U.S. stocks were set for another day in positive territory, heading towards solid weekly gains as traders geared up for a batch of prominent bank earnings and put the trade dispute between the U.S. and China on the back burner for now.
What are markets doing?
Futures for the Dow Jones Industrial Average YMU8, -0.02% rose 66 points, or 0.3%, to 24,959, while those for the S&P 500 index ESU8, -0.03% climbed 4.75 points, or 0.2%, to 2,803.25. Futures for the Nasdaq-100 index NQU8, +0.04% added 23.50 points, or 0.3%, to 7,406.50.
The gains come after an upbeat session on Thursday, when the Nasdaq Composite Index COMP, +1.39% rallied 1.4% to score its first record close since June 20. The Dow DJIA, +0.91% and the S&P 500 both ended the session 0.9% higher.
As of Thursday’s close, all three benchmarks were set for solid weekly gains, with the S&P on track for a 1.4% advance, the Nasdaq eyeing a 1.8% rally and the Dow set for a 1.9% rise for the week.
What is driving the market?
Traders appeared to be picking up where they left off on Thursday, when markets rallied on signs that Washington and Beijing are willing to resume trade talks, which could end in a bilateral agreement and avoid a trade war.
Trade was still in focus on Friday, but investors diverted their attention to the second-quarter earnings season that is due to kick off in earnest before the bell. Major banks JPMorgan Chase & Co. JPM, +0.43% , Citigroup Inc. C, +0.88% and Wells Fargo & Co. WFC, -0.07% are scheduled to report results, which could help set the tone for the reporting season.
Read: Bank earnings are expected to shine, but their stocks may not
On the political front, U.S. President Donald Trump was set to meet Britain’s Queen Elizabeth II on Friday.
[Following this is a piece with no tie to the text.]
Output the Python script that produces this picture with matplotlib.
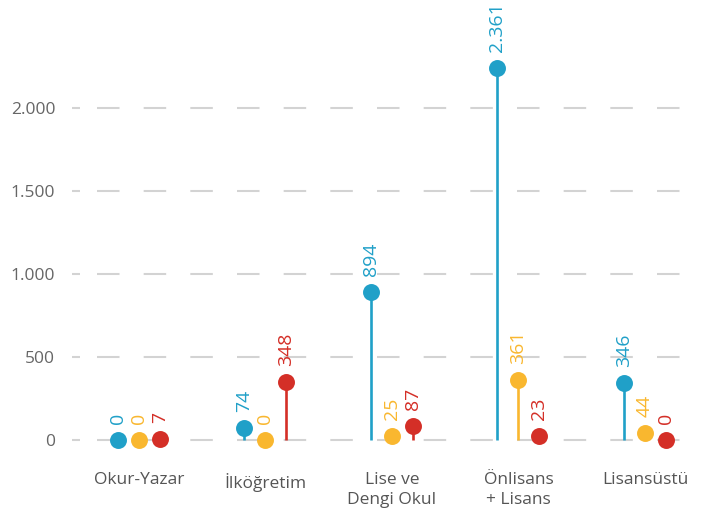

The president arrived in the U.K. on Thursday and in a bombshell interview with the Sun newspaper criticized British Prime Minister Theresa May. Trump said May’s plans for a “soft” Brexit would “kill” any potential trade deal between the U.S. and the U.K.
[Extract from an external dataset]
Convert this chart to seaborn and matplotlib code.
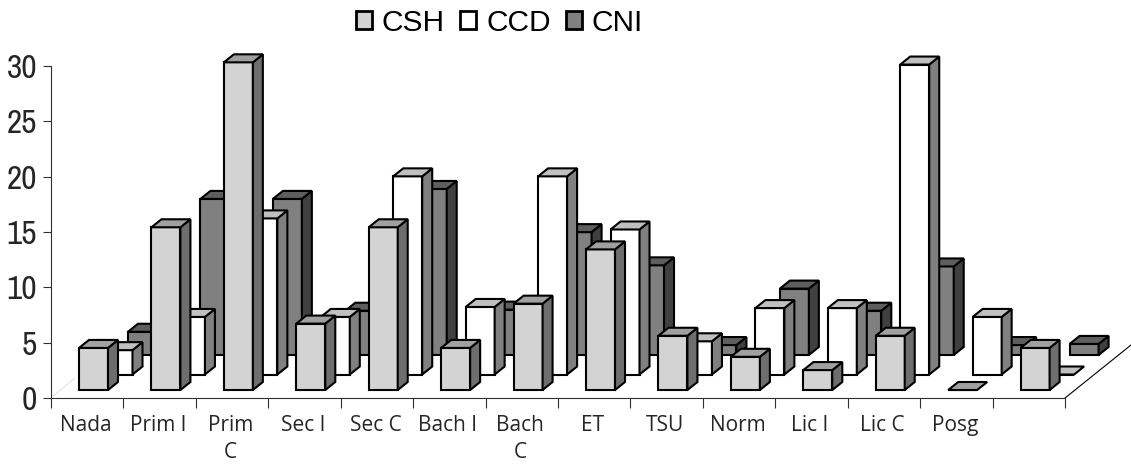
import matplotlib
matplotlib.use("Agg")
import matplotlib.pyplot as plt
from matplotlib import font_manager as fm
from matplotlib.patches import Patch, Polygon
import numpy as np
import pandas as pd
import seaborn as sns

categories = ["Nada", "Prim I", "Prim\nC", "Sec I", "Sec C", "Bach I", "Bach\nC",
              "ET", "TSU", "Norm", "Lic I", "Lic C", "Posg", ""]
csh = [3.8, 14.7, 29.6, 6.0, 14.7, 3.8, 7.8, 12.7, 4.9, 3.0, 1.8, 4.9, 0.0, 3.8]
ccd = [2.2, 5.2, 14.1, 5.2, 17.9, 6.1, 17.9, 13.1, 3.0, 6.0, 6.0, 28.0, 5.2, 0.0]
cni = [2.1, 14.1, 14.1, 4.0, 15.0, 4.1, 11.1, 8.1, 0.9, 6.0, 4.0, 8.0, 0.9, 1.0]

W, H = 1131, 466
PX_X = 72.43   # pixels per category
PX_Y = 11.07   # pixels per value unit
DX = 10 / PX_X
DY = 8 / PX_Y

# back row first so the front rows cover it
rows = [
    ("CNI", cni, 0.087 + 49 / PX_X, 43 / PX_Y, "#808080", "#404040", "#5e5e5e"),
    ("CCD", ccd, 0.087 + 24.5 / PX_X, 23.5 / PX_Y, "#ffffff", "#808080", "#c0c0c0"),
    ("CSH", csh, 0.087, 8 / PX_Y, "#d3d3d3", "#6e6e6e", "#a0a0a0"),
]

sns.set_theme(style="white")
plt.rcParams["font.family"] = ["Liberation Sans", "DejaVu Sans"]

fig = plt.figure(figsize=(W / 100, H / 100), dpi=100)
ax = fig.add_axes([51 / W, (H - 398) / H, (W - 51) / W, 398 / H])

for z, (name, values, shift, base, front, side, top) in enumerate(rows):
    df = pd.DataFrame({"pos": np.arange(len(values)) + shift, "value": values})
    n_before = len(ax.patches)
    sns.barplot(data=df, x="pos", y="value", native_scale=True, width=0.4, color=front,
                saturation=1, edgecolor="black", linewidth=1.5, errorbar=None, ax=ax)
    for bar in list(ax.patches)[n_before:]:
        bar.set_y(base)
        bar.set_zorder(z + 2)
        x0, x1 = bar.get_x(), bar.get_x() + bar.get_width()
        y0, y1 = base, base + bar.get_height()
        style = dict(edgecolor="black", linewidth=1.5, joinstyle="miter", zorder=z + 2)
        if y1 > y0:
            ax.add_patch(Polygon([(x1, y0), (x1 + DX, y0 + DY), (x1 + DX, y1 + DY), (x1, y1)],
                                 facecolor=side, **style))
        ax.add_patch(Polygon([(x0, y1), (x0 + DX, y1 + DY), (x1 + DX, y1 + DY), (x1, y1)],
                             facecolor=top, **style))

ax.set_xlim(-0.5, -0.5 + (W - 51) / PX_X)
ax.set_ylim(0, 398 / PX_Y)
ax.set_xlabel("")
ax.set_ylabel("")
ax.patch.set_alpha(0)

# floor edge on the right and the faint one on the left
end = len(categories) - 0.5
ax.plot([end, end + 66 / PX_X], [0, 53 / PX_Y], color="black", lw=0.8, clip_on=False, zorder=1)
ax.plot([-0.5, -0.5 + 24 / PX_X], [0, 20 / PX_Y], color="#e4e4e4", lw=0.8, zorder=1)

for s in ["top", "right"]:
    ax.spines[s].set_visible(False)
ax.spines["left"].set_bounds(0, 30)
ax.spines["bottom"].set_bounds(-0.5, end)
for s in ["left", "bottom"]:
    ax.spines[s].set_color("#303030")
    ax.spines[s].set_linewidth(0.8)

ax.set_yticks(range(0, 31, 5))
ax.tick_params(axis="y", left=True, length=6, width=0.8, color="#303030", pad=4, labelsize=24)

# condensed digits if a narrow face is around
narrow = sorted({f.name for f in fm.fontManager.ttflist if "Narrow" in f.name or "Condensed" in f.name})
for lab in ax.get_yticklabels():
    if narrow:
        lab.set_family(narrow[0])
    else:
        lab.set_fontsize(21)

ax.set_xticks(np.arange(len(categories) + 1) - 0.5)
ax.set_xticklabels([])
ax.tick_params(axis="x", which="major", bottom=True, length=7, width=0.8, color="#303030")
ax.set_xticks(np.arange(len(categories)) - 0.02, minor=True)
ax.set_xticklabels(categories, minor=True, fontsize=15, family=["Open Sans", "DejaVu Sans"],
                   linespacing=1.4)
ax.tick_params(axis="x", which="minor", bottom=False, length=0, pad=12)

handles = [Patch(facecolor=r[4], edgecolor="black", linewidth=2, label=r[0]) for r in reversed(rows)]
fig.legend(handles=handles, ncol=3, frameon=False, fontsize=21.5, loc="center left",
           bbox_to_anchor=(356 / W, 1 - 23 / H), borderpad=0, borderaxespad=0,
           handlelength=0.55, handleheight=0.55, handletextpad=0.32, columnspacing=0.5,
           labelcolor="black")

fig.savefig("out.png", dpi=100)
Crowds were gathering in London on Friday morning to hold protests, including a march and rally, against the president’s visit to the U.K.
What are analysts saying?
“With U.S. earning season starting and expectations running high, traders have effortlessly switched their focus back onto fundamental drivers of the market and away from political headlines. The robust U.S. economy, high consumer confidence and low borrowing rates provide a solid backdrop for some impressive figures, and that is before we draw in the benefits of the Trumps tax cuts,” said Jasper Lawler, head of research at London Capital Group, in a note.
Shares of Johnson & Johnson JNJ, +1.20% dropped 2.2% ahead of the bell after the pharma company late Thursday was ordered to pay $4.69 billion in damages in a lawsuit linking baby powder to cancer.
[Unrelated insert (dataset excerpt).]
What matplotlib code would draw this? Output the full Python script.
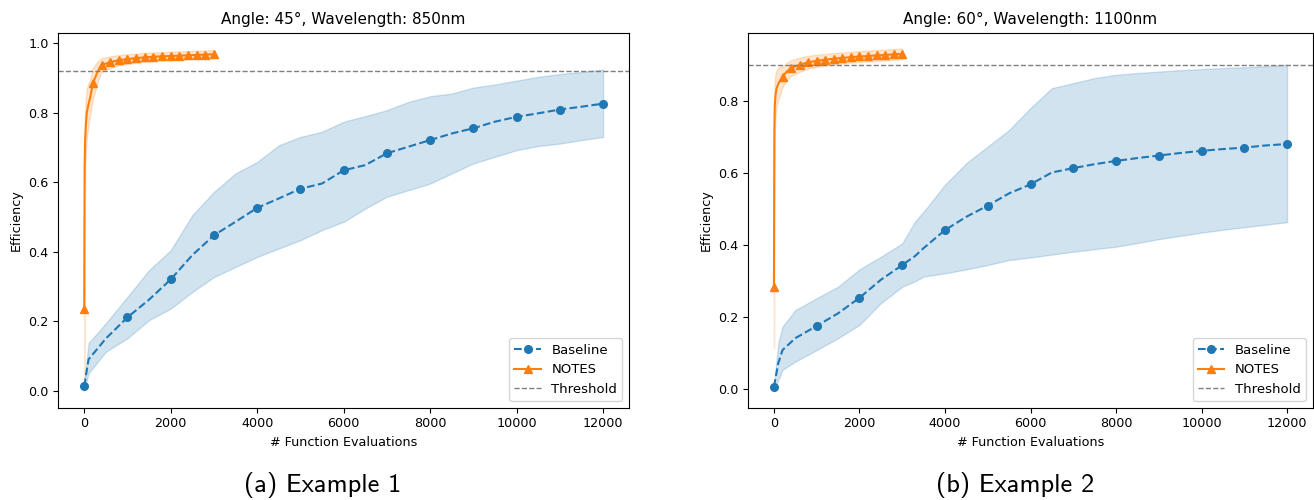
import numpy as np
import matplotlib
matplotlib.use("Agg")
import matplotlib.pyplot as plt

# ---------------- data ----------------
titles = ["Angle: 45°, Wavelength: 850nm", "Angle: 60°, Wavelength: 1100nm"]
captions = ["(a) Example 1", "(b) Example 2"]
thresholds = [0.92, 0.90]

# Baseline (left panel)
base_x_a = [0, 100, 500, 1000, 1500, 2000, 2500, 3000, 3500, 4000, 4500, 5000, 5500,
            6000, 6500, 7000, 7500, 8000, 8500, 9000, 9500, 10000, 10500, 11000, 11500, 12000]
base_mean_a = [0.013, 0.09, 0.15, 0.211, 0.262, 0.320, 0.39, 0.447, 0.486, 0.526, 0.553, 0.581, 0.596,
               0.634, 0.649, 0.683, 0.702, 0.721, 0.74, 0.755, 0.774, 0.788, 0.798, 0.809, 0.817, 0.826]
base_upper_a = [0.02, 0.137, 0.194, 0.27, 0.347, 0.404, 0.505, 0.572, 0.625, 0.658, 0.706, 0.730, 0.745,
                0.774, 0.790, 0.807, 0.831, 0.847, 0.855, 0.872, 0.881, 0.892, 0.903, 0.911, 0.917, 0.924]
base_lower_a = [0.0, 0.05, 0.112, 0.151, 0.203, 0.236, 0.284, 0.327, 0.356, 0.385, 0.409, 0.433, 0.462,
                0.486, 0.524, 0.558, 0.577, 0.596, 0.625, 0.654, 0.673, 0.692, 0.704, 0.711, 0.721, 0.730]

# Baseline (right panel)
base_x_b = [0, 100, 200, 500, 1000, 1500, 2000, 2500, 3000, 3300, 3500, 4000, 4500, 5000, 5500,
            6000, 6500, 7000, 7500, 8000, 8500, 9000, 9500, 10000, 10500, 11000, 11500, 12000]
base_mean_b = [0.007, 0.072, 0.109, 0.142, 0.176, 0.211, 0.254, 0.304, 0.345, 0.37, 0.392, 0.442, 0.479,
               0.510, 0.544, 0.569, 0.602, 0.614, 0.625, 0.634, 0.642, 0.649, 0.656, 0.662, 0.667,
               0.671, 0.677, 0.681]
base_upper_b = [0.01, 0.128, 0.174, 0.22, 0.253, 0.285, 0.333, 0.368, 0.405, 0.466, 0.493, 0.568, 0.628,
                0.674, 0.720, 0.781, 0.836, 0.850, 0.864, 0.873, 0.878, 0.882, 0.886, 0.889, 0.892,
                0.894, 0.897, 0.901]
base_lower_b = [0.0, 0.026, 0.054, 0.077, 0.109, 0.142, 0.179, 0.239, 0.285, 0.30, 0.313, 0.322, 0.333,
                0.345, 0.359, 0.366, 0.374, 0.382, 0.389, 0.396, 0.406, 0.417, 0.426, 0.435, 0.443,
                0.45, 0.457, 0.464]

# NOTES
notes_x = [0, 5, 10, 20, 40, 60, 100, 140, 200, 300, 400, 600, 800, 1000, 1200, 1400,
           1600, 1800, 2000, 2200, 2400, 2600, 2800, 3000]
notes_mean_a = [0.234, 0.50, 0.65, 0.72, 0.77, 0.80, 0.825, 0.845, 0.884, 0.915, 0.937, 0.945,
                0.951, 0.954, 0.957, 0.959, 0.961, 0.962, 0.963, 0.964, 0.965, 0.966, 0.967, 0.968]
notes_spread_a = [0.2, 0.15, 0.10, 0.09, 0.08, 0.07, 0.06, 0.05, 0.045, 0.03, 0.02, 0.017,
                  0.015, 0.014, 0.013, 0.013, 0.012, 0.012, 0.012, 0.012, 0.012, 0.012, 0.012, 0.012]
notes_mean_b = [0.285, 0.55, 0.72, 0.79, 0.82, 0.835, 0.848, 0.856, 0.868, 0.882, 0.892, 0.901,
                0.908, 0.912, 0.915, 0.918, 0.920, 0.922, 0.924, 0.925, 0.927, 0.928, 0.930, 0.931]
notes_spread_b = [0.17, 0.13, 0.09, 0.07, 0.06, 0.05, 0.045, 0.04, 0.028, 0.025, 0.022, 0.02,
                  0.018, 0.017, 0.016, 0.016, 0.015, 0.015, 0.015, 0.015, 0.015, 0.015, 0.015, 0.015]

ylims = [(-0.049, 1.030), (-0.051, 0.990)]
yticks = [[0.0, 0.2, 0.4, 0.6, 0.8, 1.0], [0.0, 0.2, 0.4, 0.6, 0.8]]

panels = [
    (base_x_a, base_mean_a, base_lower_a, base_upper_a, notes_mean_a, notes_spread_a),
    (base_x_b, base_mean_b, base_lower_b, base_upper_b, notes_mean_b, notes_spread_b),
]

# ---------------- plot ----------------
W, H = 1314, 500
fig = plt.figure(figsize=(W / 100, H / 100), dpi=100)
axes_px = [(58.3, 629.0), (748.3, 1312.7)]
top_px, bot_px = 32.7, 407.7

for i, (bx, bm, bl, bu, nm, ns) in enumerate(panels):
    l, r = axes_px[i]
    ax = fig.add_axes([l / W, 1 - bot_px / H, (r - l) / W, (bot_px - top_px) / H])
    bx = np.array(bx)
    nx = np.array(notes_x)
    nm = np.array(nm)
    ns = np.array(ns)
    bmark = [k for k, v in enumerate(bx) if v % 1000 == 0]
    nmark = [k for k, v in enumerate(nx) if v % 200 == 0]

    ax.plot(bx, bm, color="C0", linestyle="--", marker="o", markersize=5.5,
            markevery=bmark, linewidth=1.5, label="Baseline")
    ax.fill_between(bx, bl, bu, color="C0", alpha=0.2)
    ax.plot(nx, nm, color="C1", linestyle="-", marker="^", markersize=6,
            markevery=nmark, linewidth=1.5, label="NOTES")
    ax.fill_between(nx, nm - ns, nm + ns, color="C1", alpha=0.2)
    ax.axhline(thresholds[i], color="gray", linestyle="--", linewidth=1.0, label="Threshold")

    ax.set_xlim(-600, 12600)
    ax.set_ylim(*ylims[i])
    ax.set_yticks(yticks[i])
    ax.set_xticks([0, 2000, 4000, 6000, 8000, 10000, 12000])
    ax.tick_params(labelsize=9.2)
    ax.set_title(titles[i], fontsize=11)
    ax.set_xlabel("# Function Evaluations", fontsize=9.2)
    ax.set_ylabel("Efficiency", fontsize=9.2)
    ax.legend(loc="lower right", fontsize=9.5)

cap_x = [323, 1015]
for i, c in enumerate(captions):
    fig.text(cap_x[i] / W, 1 - 485 / H, c, ha="center", va="center",
             fontsize=19, family=["cmss10", "DejaVu Sans"])

fig.savefig("out.png", dpi=100)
AT&T Inc. T, +1.13% declined 1.6% before Friday’s open after the Department of Justice late Thursday filed for an appeal of a ruling allowing the telecoms major to acquire Time Warner Inc.
What are other markets doing?
Asian stock markets closed mainly higher, but with the Shanghai Composite Index SHCOMP, -0.23% ended lower after data showed Chinese imports grew less than expected in June. In Europe, equities were also on the rise and heading for weekly advances.
Crude oil prices CLQ8, -0.36% fell 0.4% to $70.07 a barrel, while gold GCQ8, -0.44% dropped 0.5% to $1,240.70 an ounce. The ICE Dollar Index DXY, +0.36% climbed 0.4% to 95.194.